═════ EXERCISE INPUTS

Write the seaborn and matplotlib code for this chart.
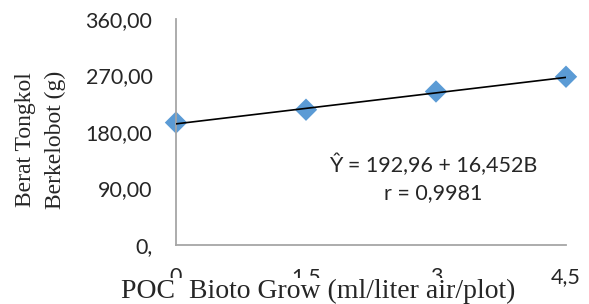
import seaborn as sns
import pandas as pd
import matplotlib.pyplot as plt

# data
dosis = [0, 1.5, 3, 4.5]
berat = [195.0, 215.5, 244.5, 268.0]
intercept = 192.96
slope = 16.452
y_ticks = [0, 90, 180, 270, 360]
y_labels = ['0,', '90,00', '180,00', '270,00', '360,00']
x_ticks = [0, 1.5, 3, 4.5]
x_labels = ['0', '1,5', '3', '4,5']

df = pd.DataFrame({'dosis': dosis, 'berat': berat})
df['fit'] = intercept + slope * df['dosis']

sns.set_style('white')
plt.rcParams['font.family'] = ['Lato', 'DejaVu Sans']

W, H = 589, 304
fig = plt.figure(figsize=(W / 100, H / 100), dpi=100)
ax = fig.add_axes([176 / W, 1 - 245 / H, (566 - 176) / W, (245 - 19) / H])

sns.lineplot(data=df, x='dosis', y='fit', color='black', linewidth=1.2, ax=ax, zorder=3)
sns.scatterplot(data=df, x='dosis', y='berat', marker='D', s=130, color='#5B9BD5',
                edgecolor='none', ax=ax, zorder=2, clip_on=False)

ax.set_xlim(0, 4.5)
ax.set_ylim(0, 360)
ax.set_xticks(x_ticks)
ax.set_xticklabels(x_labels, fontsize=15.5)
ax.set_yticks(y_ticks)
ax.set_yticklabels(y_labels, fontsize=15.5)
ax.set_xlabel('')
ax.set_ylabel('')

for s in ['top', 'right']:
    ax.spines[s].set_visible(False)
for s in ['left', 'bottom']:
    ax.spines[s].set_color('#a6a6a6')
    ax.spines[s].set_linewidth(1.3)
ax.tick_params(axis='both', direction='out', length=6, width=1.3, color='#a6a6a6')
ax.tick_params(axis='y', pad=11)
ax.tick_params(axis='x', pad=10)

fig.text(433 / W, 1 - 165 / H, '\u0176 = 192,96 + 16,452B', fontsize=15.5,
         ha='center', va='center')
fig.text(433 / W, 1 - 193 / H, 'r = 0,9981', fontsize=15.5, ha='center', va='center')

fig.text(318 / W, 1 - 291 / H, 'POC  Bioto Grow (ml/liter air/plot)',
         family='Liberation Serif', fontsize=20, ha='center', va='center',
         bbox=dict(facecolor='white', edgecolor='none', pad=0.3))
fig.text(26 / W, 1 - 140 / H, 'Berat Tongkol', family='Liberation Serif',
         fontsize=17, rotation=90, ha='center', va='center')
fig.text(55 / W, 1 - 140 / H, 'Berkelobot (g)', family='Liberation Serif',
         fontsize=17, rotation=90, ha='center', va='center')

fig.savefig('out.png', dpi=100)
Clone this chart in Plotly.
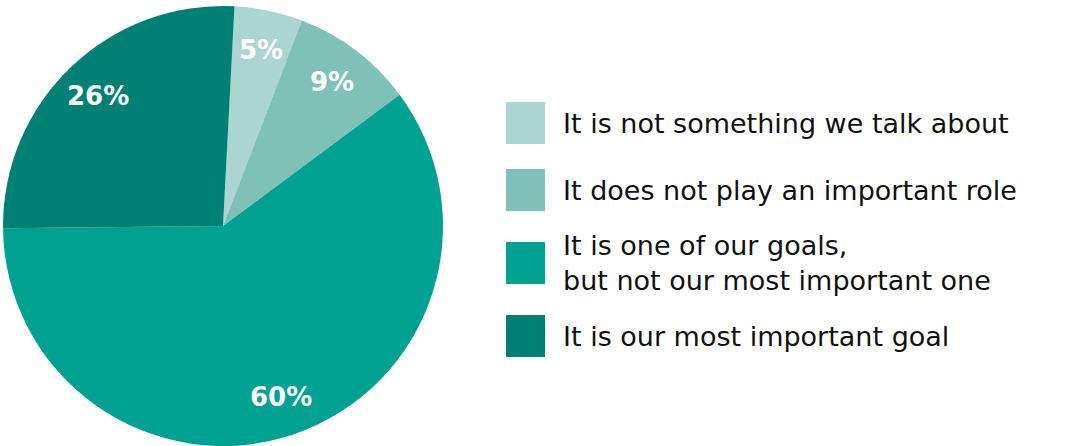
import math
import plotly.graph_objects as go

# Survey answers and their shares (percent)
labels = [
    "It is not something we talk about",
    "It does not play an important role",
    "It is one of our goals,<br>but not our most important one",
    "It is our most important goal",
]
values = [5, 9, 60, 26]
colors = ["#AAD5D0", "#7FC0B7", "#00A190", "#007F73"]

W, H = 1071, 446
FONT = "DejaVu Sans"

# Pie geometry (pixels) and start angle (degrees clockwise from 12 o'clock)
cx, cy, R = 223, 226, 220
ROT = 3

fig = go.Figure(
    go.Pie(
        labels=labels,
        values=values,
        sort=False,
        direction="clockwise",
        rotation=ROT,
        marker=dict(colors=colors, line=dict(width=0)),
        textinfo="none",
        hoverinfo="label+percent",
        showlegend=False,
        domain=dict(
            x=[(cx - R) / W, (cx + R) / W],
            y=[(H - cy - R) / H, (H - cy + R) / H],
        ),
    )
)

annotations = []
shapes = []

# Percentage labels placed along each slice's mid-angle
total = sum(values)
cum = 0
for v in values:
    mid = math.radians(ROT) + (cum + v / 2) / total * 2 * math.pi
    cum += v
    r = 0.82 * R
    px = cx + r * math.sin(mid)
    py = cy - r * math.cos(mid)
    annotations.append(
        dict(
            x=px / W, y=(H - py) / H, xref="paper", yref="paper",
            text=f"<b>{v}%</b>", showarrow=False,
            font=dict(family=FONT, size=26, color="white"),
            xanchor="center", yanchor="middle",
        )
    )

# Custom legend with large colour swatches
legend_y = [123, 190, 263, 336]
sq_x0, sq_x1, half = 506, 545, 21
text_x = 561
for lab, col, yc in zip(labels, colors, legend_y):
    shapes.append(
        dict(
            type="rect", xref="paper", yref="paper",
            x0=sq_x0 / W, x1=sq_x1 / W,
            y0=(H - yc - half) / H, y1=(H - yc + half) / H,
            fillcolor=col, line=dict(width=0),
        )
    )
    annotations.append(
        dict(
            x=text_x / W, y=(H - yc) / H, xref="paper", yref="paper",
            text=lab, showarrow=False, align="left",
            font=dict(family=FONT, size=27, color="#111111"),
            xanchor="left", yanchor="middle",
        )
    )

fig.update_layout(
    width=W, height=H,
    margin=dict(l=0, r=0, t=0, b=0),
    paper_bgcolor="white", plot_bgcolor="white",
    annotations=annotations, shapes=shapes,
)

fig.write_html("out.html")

══════════

TASK DIRECTIONS: Copy each line of the records precisely and drop any images they hold.

ANSWER IN FULL:
Write the seaborn and matplotlib code for this chart.
import seaborn as sns
import pandas as pd
import matplotlib.pyplot as plt

# data
dosis = [0, 1.5, 3, 4.5]
berat = [195.0, 215.5, 244.5, 268.0]
intercept = 192.96
slope = 16.452
y_ticks = [0, 90, 180, 270, 360]
y_labels = ['0,', '90,00', '180,00', '270,00', '360,00']
x_ticks = [0, 1.5, 3, 4.5]
x_labels = ['0', '1,5', '3', '4,5']

df = pd.DataFrame({'dosis': dosis, 'berat': berat})
df['fit'] = intercept + slope * df['dosis']

sns.set_style('white')
plt.rcParams['font.family'] = ['Lato', 'DejaVu Sans']

W, H = 589, 304
fig = plt.figure(figsize=(W / 100, H / 100), dpi=100)
ax = fig.add_axes([176 / W, 1 - 245 / H, (566 - 176) / W, (245 - 19) / H])

sns.lineplot(data=df, x='dosis', y='fit', color='black', linewidth=1.2, ax=ax, zorder=3)
sns.scatterplot(data=df, x='dosis', y='berat', marker='D', s=130, color='#5B9BD5',
                edgecolor='none', ax=ax, zorder=2, clip_on=False)

ax.set_xlim(0, 4.5)
ax.set_ylim(0, 360)
ax.set_xticks(x_ticks)
ax.set_xticklabels(x_labels, fontsize=15.5)
ax.set_yticks(y_ticks)
ax.set_yticklabels(y_labels, fontsize=15.5)
ax.set_xlabel('')
ax.set_ylabel('')

for s in ['top', 'right']:
    ax.spines[s].set_visible(False)
for s in ['left', 'bottom']:
    ax.spines[s].set_color('#a6a6a6')
    ax.spines[s].set_linewidth(1.3)
ax.tick_params(axis='both', direction='out', length=6, width=1.3, color='#a6a6a6')
ax.tick_params(axis='y', pad=11)
ax.tick_params(axis='x', pad=10)

fig.text(433 / W, 1 - 165 / H, '\u0176 = 192,96 + 16,452B', fontsize=15.5,
         ha='center', va='center')
fig.text(433 / W, 1 - 193 / H, 'r = 0,9981', fontsize=15.5, ha='center', va='center')

fig.text(318 / W, 1 - 291 / H, 'POC  Bioto Grow (ml/liter air/plot)',
         family='Liberation Serif', fontsize=20, ha='center', va='center',
         bbox=dict(facecolor='white', edgecolor='none', pad=0.3))
fig.text(26 / W, 1 - 140 / H, 'Berat Tongkol', family='Liberation Serif',
         fontsize=17, rotation=90, ha='center', va='center')
fig.text(55 / W, 1 - 140 / H, 'Berkelobot (g)', family='Liberation Serif',
         fontsize=17, rotation=90, ha='center', va='center')

fig.savefig('out.png', dpi=100)
Clone this chart in Plotly.
import math
import plotly.graph_objects as go

# Survey answers and their shares (percent)
labels = [
    "It is not something we talk about",
    "It does not play an important role",
    "It is one of our goals,<br>but not our most important one",
    "It is our most important goal",
]
values = [5, 9, 60, 26]
colors = ["#AAD5D0", "#7FC0B7", "#00A190", "#007F73"]

W, H = 1071, 446
FONT = "DejaVu Sans"

# Pie geometry (pixels) and start angle (degrees clockwise from 12 o'clock)
cx, cy, R = 223, 226, 220
ROT = 3

fig = go.Figure(
    go.Pie(
        labels=labels,
        values=values,
        sort=False,
        direction="clockwise",
        rotation=ROT,
        marker=dict(colors=colors, line=dict(width=0)),
        textinfo="none",
        hoverinfo="label+percent",
        showlegend=False,
        domain=dict(
            x=[(cx - R) / W, (cx + R) / W],
            y=[(H - cy - R) / H, (H - cy + R) / H],
        ),
    )
)

annotations = []
shapes = []

# Percentage labels placed along each slice's mid-angle
total = sum(values)
cum = 0
for v in values:
    mid = math.radians(ROT) + (cum + v / 2) / total * 2 * math.pi
    cum += v
    r = 0.82 * R
    px = cx + r * math.sin(mid)
    py = cy - r * math.cos(mid)
    annotations.append(
        dict(
            x=px / W, y=(H - py) / H, xref="paper", yref="paper",
            text=f"<b>{v}%</b>", showarrow=False,
            font=dict(family=FONT, size=26, color="white"),
            xanchor="center", yanchor="middle",
        )
    )

# Custom legend with large colour swatches
legend_y = [123, 190, 263, 336]
sq_x0, sq_x1, half = 506, 545, 21
text_x = 561
for lab, col, yc in zip(labels, colors, legend_y):
    shapes.append(
        dict(
            type="rect", xref="paper", yref="paper",
            x0=sq_x0 / W, x1=sq_x1 / W,
            y0=(H - yc - half) / H, y1=(H - yc + half) / H,
            fillcolor=col, line=dict(width=0),
        )
    )
    annotations.append(
        dict(
            x=text_x / W, y=(H - yc) / H, xref="paper", yref="paper",
            text=lab, showarrow=False, align="left",
            font=dict(family=FONT, size=27, color="#111111"),
            xanchor="left", yanchor="middle",
        )
    )

fig.update_layout(
    width=W, height=H,
    margin=dict(l=0, r=0, t=0, b=0),
    paper_bgcolor="white", plot_bgcolor="white",
    annotations=annotations, shapes=shapes,
)

fig.write_html("out.html")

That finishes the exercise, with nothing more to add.